Got some good news, at least on the native side:

4 planes, current amr-wind

memory_4plane

4 planes, #1207

memory_4plane_new

30 planes, my branch, not possible with current amr-wind

memory_30plane_new

Conclusions

  • for 4 planes, most ranks just use around 200MB, which is probably just slightly more than with no planes
  • there is a rank using much more memory in spikes. That has to do with how we do particle init (I think. Thought it doesn't explain everything). I will be working on this next.
  • netcdf is still going to be an issue but I have thoughts on how to fix that too

#1209 has another round of improvements. Repeating the conclusion of that PR here:

- This PR removes (over 2 time steps), 3 of the 4 huge memory spikes on rank 0.
- Instead of 40GB of memory spike, it is now only a single 10GB memory spike, or a 4x improvement
- We also got a speedup: 4.25X per time step (2X over the total run time, 1.7 for init)

This should help the native and netcdf samplers.

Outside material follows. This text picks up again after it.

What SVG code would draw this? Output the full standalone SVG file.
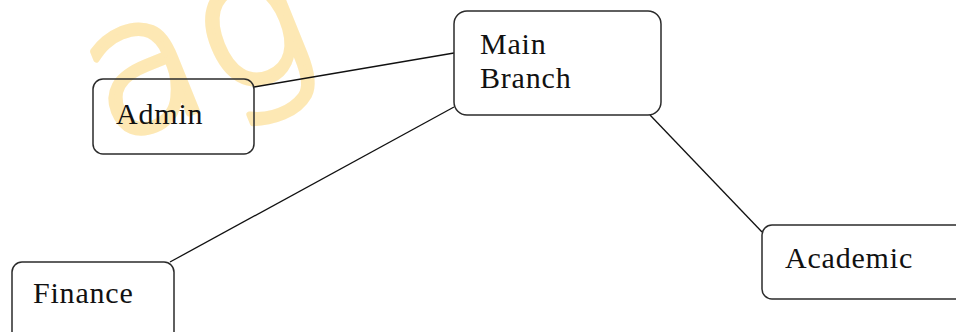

This issue is stale because it has been open 30 days with no activity.

I keep seeing quite a high memory consumption for large data sampling using netcdf sampling. From my feeling there is no significant improvement compared to the older versions.

Has the solution of this issue already been validated with netcdf sampling? Or am I just sampling too much data?

Hi, Thank you for reaching out. Improving the memory consumption of the samplers is an ongoing effort. Right now our focus is on improving the memory consumption of the native pathway for the samplers since they are more performant to begin with (and improvements there impact the netcdf samplers at the same time). So my recommendation has been to encourage users to use that pathway. There are example scripts in the tools directory for manipulating the resulting data with python.